* [Required task] Select every line containing the word "this" from the material, and copy those lines.

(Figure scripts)
- - - - - - -
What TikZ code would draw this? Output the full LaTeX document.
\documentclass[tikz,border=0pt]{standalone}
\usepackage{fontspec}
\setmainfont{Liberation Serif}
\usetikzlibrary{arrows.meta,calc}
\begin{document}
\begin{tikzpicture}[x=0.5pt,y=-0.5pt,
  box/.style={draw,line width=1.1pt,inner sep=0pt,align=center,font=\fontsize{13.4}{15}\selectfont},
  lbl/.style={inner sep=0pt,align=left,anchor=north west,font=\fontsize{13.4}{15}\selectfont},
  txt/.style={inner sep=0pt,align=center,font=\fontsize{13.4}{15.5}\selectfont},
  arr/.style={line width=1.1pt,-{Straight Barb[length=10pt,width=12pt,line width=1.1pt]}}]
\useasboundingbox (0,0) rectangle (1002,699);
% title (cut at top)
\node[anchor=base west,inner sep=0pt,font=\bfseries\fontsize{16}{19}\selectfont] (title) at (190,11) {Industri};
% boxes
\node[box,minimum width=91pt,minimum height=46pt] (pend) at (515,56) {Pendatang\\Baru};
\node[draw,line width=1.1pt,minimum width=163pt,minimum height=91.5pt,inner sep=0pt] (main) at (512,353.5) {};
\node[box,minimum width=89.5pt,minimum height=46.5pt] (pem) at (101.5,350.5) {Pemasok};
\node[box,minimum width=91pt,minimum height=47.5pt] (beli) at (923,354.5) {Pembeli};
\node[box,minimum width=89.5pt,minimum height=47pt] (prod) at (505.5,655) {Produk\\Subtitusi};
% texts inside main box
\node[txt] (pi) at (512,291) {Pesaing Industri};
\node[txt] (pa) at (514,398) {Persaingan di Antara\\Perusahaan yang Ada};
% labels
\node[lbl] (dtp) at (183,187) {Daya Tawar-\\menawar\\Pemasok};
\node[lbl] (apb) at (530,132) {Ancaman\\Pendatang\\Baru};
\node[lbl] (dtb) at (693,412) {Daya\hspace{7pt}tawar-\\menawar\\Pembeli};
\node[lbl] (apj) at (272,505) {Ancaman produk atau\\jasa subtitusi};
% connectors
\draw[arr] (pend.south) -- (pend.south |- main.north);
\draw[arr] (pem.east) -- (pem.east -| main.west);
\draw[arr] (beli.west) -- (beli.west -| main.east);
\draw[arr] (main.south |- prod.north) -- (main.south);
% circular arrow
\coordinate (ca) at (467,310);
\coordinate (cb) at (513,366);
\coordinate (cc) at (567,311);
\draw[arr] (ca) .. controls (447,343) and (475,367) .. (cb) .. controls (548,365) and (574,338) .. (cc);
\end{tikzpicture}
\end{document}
- - - - - - -
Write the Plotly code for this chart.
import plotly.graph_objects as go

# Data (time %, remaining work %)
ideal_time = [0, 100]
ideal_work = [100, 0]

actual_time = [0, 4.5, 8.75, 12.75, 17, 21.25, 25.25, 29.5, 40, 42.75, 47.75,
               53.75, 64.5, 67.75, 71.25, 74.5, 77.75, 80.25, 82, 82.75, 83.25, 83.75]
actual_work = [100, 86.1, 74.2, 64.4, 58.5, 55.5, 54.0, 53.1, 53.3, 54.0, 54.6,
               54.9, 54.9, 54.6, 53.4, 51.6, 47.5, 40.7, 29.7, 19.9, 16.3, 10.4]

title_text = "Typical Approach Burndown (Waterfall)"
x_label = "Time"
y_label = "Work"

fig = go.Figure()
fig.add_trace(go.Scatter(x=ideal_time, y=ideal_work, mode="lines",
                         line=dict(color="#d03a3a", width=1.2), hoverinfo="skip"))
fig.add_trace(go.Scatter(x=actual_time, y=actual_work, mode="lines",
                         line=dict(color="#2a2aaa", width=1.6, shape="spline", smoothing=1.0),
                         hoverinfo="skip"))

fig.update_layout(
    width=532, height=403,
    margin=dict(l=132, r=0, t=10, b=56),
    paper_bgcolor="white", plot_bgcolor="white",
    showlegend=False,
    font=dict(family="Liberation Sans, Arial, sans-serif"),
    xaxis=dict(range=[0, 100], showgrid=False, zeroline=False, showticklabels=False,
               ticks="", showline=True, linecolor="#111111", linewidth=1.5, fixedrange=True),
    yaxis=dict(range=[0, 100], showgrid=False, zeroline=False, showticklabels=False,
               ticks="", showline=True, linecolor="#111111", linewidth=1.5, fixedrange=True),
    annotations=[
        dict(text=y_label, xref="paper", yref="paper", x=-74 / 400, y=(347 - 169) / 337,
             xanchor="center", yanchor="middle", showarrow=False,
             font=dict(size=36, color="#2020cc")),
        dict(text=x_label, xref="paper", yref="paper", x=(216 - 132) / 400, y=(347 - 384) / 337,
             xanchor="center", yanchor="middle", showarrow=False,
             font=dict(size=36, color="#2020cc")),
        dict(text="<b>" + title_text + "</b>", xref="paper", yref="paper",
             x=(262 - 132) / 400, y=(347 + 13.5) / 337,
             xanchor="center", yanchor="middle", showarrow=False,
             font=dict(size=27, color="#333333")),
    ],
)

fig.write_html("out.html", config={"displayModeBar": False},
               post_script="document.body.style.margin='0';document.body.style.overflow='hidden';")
- - - - - - -
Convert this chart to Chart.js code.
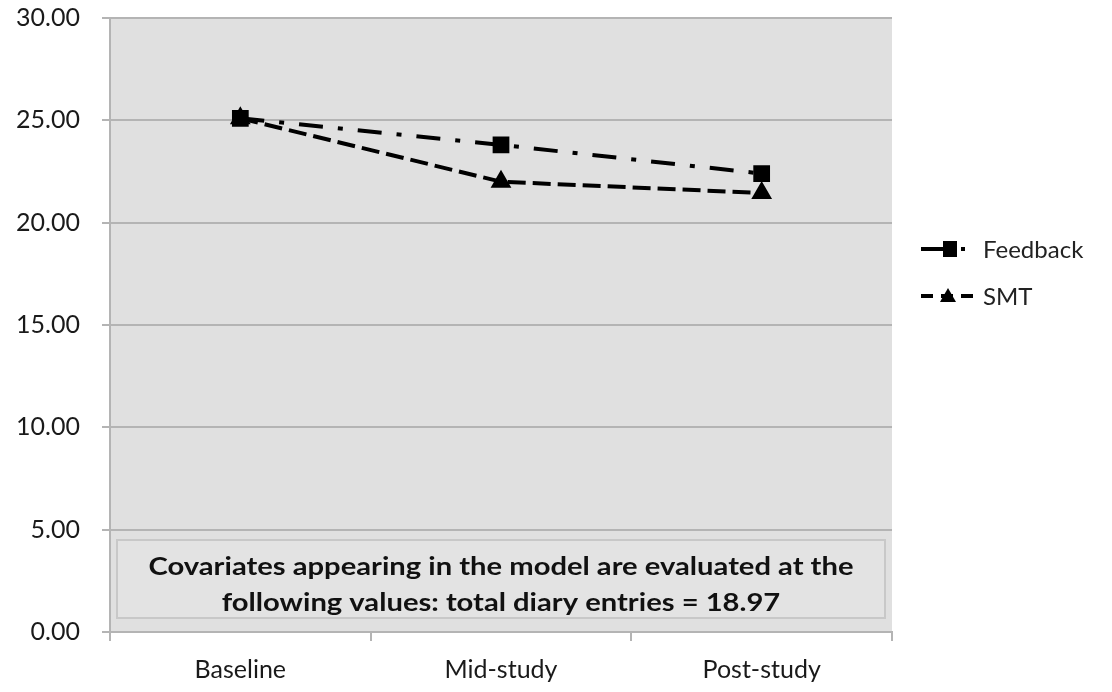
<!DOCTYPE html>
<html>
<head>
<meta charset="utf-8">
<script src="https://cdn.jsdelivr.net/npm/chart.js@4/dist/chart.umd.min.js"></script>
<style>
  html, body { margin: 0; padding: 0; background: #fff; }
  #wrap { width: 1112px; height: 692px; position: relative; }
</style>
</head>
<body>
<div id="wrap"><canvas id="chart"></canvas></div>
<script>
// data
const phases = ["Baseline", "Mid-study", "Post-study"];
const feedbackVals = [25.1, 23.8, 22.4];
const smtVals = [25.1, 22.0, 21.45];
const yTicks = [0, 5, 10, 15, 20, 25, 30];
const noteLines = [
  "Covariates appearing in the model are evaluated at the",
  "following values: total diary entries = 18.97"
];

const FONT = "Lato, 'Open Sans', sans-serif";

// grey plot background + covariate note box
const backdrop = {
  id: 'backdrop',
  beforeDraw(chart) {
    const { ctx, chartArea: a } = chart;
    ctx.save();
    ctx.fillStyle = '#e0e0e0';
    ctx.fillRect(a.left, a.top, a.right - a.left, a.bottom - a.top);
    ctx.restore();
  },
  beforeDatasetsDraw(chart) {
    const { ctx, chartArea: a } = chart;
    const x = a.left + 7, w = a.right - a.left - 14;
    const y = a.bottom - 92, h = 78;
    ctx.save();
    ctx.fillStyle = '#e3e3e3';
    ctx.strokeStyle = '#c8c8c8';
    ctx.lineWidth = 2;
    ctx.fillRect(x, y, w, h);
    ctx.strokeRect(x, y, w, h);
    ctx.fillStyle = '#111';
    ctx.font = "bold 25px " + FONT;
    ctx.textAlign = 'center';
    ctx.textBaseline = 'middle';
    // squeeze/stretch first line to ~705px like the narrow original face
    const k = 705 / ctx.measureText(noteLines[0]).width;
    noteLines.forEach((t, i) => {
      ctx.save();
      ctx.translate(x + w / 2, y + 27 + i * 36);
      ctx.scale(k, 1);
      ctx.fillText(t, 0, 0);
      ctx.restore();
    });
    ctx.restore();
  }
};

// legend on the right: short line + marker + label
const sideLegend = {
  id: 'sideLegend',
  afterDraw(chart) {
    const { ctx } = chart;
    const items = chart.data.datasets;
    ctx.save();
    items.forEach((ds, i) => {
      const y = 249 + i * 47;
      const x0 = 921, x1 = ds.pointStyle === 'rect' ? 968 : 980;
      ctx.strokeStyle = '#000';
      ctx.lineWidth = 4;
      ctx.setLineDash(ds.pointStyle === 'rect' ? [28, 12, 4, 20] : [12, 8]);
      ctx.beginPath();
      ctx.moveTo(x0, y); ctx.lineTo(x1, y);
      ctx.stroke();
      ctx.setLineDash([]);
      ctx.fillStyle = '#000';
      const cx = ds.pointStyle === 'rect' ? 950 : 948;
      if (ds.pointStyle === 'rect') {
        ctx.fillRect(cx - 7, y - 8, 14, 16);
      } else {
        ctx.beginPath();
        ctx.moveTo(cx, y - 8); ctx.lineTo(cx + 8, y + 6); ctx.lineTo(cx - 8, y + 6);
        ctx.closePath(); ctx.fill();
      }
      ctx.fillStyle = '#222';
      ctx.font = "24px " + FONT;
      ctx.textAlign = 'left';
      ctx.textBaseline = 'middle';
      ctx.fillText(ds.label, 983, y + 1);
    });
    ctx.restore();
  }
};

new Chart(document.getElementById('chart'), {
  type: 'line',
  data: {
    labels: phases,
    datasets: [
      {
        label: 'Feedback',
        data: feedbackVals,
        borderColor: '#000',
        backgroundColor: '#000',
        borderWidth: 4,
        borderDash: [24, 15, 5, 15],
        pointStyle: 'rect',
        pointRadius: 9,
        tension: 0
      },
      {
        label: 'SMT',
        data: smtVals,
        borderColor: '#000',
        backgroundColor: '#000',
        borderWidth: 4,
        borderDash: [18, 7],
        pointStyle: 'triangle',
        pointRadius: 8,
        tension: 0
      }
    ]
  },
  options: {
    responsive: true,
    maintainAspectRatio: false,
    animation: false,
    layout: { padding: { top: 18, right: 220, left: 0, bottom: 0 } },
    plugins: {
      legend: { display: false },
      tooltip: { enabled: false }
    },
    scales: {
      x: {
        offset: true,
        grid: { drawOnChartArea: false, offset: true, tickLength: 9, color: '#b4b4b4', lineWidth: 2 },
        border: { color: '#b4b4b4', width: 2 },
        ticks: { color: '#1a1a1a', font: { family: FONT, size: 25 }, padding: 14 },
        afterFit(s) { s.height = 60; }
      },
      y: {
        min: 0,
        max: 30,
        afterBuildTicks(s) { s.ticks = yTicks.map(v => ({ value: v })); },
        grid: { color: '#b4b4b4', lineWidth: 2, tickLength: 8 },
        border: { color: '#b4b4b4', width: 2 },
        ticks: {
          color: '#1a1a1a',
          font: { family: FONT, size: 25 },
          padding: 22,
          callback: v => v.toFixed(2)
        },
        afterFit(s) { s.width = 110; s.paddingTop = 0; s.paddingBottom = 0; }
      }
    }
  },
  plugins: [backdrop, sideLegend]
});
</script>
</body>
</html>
- - - - - - -
* [Written reply]
What TikZ code would draw this? Output the full LaTeX document.
Write the Plotly code for this chart.
Convert this chart to Chart.js code.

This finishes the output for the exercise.